[START]

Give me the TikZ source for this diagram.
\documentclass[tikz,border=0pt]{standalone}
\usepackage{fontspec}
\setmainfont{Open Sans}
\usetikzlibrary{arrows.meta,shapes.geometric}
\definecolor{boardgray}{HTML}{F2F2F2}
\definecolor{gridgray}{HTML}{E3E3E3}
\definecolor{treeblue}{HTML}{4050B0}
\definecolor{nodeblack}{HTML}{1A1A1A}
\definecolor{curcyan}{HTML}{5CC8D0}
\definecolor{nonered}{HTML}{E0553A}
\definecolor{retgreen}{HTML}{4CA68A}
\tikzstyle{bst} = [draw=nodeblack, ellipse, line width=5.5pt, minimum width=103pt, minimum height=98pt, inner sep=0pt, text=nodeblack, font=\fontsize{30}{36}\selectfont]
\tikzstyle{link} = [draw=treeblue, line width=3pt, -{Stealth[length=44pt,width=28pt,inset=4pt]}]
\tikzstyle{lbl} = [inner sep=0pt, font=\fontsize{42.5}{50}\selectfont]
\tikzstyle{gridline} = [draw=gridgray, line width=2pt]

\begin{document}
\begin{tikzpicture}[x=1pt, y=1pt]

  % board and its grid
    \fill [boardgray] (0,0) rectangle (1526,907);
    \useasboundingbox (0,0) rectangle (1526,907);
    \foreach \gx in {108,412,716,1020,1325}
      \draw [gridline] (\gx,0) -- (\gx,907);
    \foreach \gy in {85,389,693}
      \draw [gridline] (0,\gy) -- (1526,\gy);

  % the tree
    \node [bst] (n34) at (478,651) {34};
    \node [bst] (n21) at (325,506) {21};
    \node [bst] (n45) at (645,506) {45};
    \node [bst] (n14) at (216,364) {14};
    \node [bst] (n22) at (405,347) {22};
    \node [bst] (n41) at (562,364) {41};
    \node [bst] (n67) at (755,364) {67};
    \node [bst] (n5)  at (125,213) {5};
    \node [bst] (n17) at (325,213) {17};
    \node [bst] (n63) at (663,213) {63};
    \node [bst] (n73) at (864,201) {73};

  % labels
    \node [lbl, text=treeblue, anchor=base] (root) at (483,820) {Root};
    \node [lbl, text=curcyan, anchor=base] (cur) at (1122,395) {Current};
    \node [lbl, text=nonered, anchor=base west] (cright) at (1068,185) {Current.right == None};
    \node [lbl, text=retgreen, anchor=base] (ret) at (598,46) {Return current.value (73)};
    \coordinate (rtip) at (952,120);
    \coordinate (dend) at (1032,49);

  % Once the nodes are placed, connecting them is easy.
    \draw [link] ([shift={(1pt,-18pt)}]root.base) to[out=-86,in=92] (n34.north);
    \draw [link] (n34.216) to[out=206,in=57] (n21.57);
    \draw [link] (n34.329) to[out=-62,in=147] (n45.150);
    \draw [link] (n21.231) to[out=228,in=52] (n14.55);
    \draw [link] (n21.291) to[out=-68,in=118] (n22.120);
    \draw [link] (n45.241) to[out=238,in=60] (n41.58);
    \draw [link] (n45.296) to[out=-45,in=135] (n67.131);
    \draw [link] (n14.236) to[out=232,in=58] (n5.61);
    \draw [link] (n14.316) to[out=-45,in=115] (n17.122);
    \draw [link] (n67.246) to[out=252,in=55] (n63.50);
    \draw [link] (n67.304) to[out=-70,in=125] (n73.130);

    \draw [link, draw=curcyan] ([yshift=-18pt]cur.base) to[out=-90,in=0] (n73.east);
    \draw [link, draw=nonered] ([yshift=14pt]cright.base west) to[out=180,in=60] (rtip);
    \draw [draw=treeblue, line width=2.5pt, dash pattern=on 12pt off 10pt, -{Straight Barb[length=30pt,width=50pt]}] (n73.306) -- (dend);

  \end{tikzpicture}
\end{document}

[END]
[START]

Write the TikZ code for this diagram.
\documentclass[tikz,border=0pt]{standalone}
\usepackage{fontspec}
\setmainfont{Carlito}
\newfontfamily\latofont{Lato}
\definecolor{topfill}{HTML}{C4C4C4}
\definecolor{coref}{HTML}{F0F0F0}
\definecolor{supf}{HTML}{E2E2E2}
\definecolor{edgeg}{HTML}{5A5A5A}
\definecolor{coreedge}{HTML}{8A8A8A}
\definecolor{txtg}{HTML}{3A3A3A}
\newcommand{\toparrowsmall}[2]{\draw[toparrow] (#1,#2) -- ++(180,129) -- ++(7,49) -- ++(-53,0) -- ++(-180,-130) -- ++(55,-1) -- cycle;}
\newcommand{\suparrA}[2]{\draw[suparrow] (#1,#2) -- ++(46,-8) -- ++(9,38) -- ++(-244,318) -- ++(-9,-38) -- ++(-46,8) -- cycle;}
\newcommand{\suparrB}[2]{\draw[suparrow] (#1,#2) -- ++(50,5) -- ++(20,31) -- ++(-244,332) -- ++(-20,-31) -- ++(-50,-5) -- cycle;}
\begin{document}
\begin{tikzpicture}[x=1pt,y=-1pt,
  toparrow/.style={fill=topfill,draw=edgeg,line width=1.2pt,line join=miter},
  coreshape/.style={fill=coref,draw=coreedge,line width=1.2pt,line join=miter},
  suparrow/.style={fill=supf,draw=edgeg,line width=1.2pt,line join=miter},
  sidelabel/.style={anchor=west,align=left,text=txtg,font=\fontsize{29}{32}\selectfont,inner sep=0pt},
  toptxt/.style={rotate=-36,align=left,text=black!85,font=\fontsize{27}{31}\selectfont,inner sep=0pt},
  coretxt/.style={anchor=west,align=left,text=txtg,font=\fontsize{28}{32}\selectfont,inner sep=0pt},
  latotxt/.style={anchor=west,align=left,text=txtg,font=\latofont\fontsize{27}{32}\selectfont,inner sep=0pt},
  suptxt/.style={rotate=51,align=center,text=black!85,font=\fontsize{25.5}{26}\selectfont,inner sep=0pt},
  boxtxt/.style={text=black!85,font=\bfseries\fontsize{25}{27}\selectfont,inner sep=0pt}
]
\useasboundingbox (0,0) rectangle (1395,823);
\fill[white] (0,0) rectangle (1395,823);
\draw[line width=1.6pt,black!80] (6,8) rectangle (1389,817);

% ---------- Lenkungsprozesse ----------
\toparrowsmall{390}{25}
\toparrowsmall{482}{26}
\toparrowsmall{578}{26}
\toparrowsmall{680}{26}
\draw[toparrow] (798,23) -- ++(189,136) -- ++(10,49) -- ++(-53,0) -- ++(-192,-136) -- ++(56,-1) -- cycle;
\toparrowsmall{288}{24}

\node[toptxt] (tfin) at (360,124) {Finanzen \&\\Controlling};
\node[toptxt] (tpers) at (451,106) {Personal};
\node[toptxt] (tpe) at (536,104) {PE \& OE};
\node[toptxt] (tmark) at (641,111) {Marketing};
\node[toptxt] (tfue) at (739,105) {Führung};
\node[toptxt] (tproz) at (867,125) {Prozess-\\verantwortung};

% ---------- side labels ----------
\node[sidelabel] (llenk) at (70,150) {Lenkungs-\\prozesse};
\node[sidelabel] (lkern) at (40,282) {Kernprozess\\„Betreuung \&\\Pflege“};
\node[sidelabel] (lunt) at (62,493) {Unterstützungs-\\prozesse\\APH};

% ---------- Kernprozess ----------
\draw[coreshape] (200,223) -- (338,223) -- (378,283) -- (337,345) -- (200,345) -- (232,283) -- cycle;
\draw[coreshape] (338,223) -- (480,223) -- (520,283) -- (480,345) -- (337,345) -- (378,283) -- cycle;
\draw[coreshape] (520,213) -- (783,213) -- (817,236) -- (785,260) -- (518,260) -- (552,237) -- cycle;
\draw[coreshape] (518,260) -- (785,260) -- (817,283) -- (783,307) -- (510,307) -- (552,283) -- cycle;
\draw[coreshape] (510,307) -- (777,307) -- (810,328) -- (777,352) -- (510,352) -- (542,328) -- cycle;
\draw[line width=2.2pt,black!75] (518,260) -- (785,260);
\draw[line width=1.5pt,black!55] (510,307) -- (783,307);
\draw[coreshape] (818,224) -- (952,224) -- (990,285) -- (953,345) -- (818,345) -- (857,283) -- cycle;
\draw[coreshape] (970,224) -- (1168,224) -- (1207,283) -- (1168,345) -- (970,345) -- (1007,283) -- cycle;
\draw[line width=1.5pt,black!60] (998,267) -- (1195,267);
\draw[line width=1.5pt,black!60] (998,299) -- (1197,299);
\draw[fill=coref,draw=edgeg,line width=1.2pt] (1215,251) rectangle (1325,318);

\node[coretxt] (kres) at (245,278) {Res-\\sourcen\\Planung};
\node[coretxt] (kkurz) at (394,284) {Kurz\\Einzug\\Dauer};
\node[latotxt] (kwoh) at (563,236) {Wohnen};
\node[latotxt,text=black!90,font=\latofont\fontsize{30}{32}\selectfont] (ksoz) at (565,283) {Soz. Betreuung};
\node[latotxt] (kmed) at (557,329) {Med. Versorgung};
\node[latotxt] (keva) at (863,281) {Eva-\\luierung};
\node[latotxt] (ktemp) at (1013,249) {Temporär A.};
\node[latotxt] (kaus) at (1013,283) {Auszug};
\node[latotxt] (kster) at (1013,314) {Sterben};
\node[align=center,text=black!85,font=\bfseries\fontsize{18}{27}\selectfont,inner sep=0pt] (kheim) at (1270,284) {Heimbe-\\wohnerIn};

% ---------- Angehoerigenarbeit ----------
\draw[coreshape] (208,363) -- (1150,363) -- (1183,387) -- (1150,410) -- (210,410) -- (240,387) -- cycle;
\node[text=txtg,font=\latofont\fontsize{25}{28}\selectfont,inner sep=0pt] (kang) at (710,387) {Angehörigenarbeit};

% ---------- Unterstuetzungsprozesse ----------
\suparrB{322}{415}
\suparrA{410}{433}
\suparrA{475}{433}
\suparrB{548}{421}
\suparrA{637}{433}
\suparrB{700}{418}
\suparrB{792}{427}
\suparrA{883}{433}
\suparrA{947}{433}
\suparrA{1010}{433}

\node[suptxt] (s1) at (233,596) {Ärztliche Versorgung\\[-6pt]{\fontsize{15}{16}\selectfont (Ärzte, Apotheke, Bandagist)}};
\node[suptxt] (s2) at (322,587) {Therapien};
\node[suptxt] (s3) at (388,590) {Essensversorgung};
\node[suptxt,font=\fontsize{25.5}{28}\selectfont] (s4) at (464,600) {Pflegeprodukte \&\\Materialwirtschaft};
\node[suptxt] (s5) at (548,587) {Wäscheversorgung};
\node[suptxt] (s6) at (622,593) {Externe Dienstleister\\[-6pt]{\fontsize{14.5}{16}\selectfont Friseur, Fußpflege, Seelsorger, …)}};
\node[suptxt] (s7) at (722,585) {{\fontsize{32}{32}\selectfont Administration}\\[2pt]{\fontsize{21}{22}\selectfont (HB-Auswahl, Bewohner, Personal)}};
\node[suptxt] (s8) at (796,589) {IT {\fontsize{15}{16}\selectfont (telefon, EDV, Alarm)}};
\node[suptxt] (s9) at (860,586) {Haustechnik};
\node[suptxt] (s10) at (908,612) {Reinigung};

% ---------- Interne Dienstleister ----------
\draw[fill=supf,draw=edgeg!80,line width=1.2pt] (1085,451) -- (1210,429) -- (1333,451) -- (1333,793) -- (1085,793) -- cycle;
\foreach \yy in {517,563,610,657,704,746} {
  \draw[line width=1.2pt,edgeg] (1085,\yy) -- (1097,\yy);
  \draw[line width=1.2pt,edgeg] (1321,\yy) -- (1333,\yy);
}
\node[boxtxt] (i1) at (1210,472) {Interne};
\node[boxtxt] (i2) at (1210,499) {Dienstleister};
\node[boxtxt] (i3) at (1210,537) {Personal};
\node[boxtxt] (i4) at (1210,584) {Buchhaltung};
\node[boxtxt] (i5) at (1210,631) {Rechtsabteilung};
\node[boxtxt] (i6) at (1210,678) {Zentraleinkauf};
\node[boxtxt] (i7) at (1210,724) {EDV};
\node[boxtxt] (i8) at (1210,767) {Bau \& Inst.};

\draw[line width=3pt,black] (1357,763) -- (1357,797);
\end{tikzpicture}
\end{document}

[END]

Brief ▸ Using the entries shown above, reproduce verbatim the lines from the line bearing "Give me the TikZ source for this diagram." to the line bearing "(0,\gy) -- (1526,\gy);", inclusive.

Reply ▸
Give me the TikZ source for this diagram.
\documentclass[tikz,border=0pt]{standalone}
\usepackage{fontspec}
\setmainfont{Open Sans}
\usetikzlibrary{arrows.meta,shapes.geometric}
\definecolor{boardgray}{HTML}{F2F2F2}
\definecolor{gridgray}{HTML}{E3E3E3}
\definecolor{treeblue}{HTML}{4050B0}
\definecolor{nodeblack}{HTML}{1A1A1A}
\definecolor{curcyan}{HTML}{5CC8D0}
\definecolor{nonered}{HTML}{E0553A}
\definecolor{retgreen}{HTML}{4CA68A}
\tikzstyle{bst} = [draw=nodeblack, ellipse, line width=5.5pt, minimum width=103pt, minimum height=98pt, inner sep=0pt, text=nodeblack, font=\fontsize{30}{36}\selectfont]
\tikzstyle{link} = [draw=treeblue, line width=3pt, -{Stealth[length=44pt,width=28pt,inset=4pt]}]
\tikzstyle{lbl} = [inner sep=0pt, font=\fontsize{42.5}{50}\selectfont]
\tikzstyle{gridline} = [draw=gridgray, line width=2pt]

\begin{document}
\begin{tikzpicture}[x=1pt, y=1pt]

  % board and its grid
    \fill [boardgray] (0,0) rectangle (1526,907);
    \useasboundingbox (0,0) rectangle (1526,907);
    \foreach \gx in {108,412,716,1020,1325}
      \draw [gridline] (\gx,0) -- (\gx,907);
    \foreach \gy in {85,389,693}
      \draw [gridline] (0,\gy) -- (1526,\gy);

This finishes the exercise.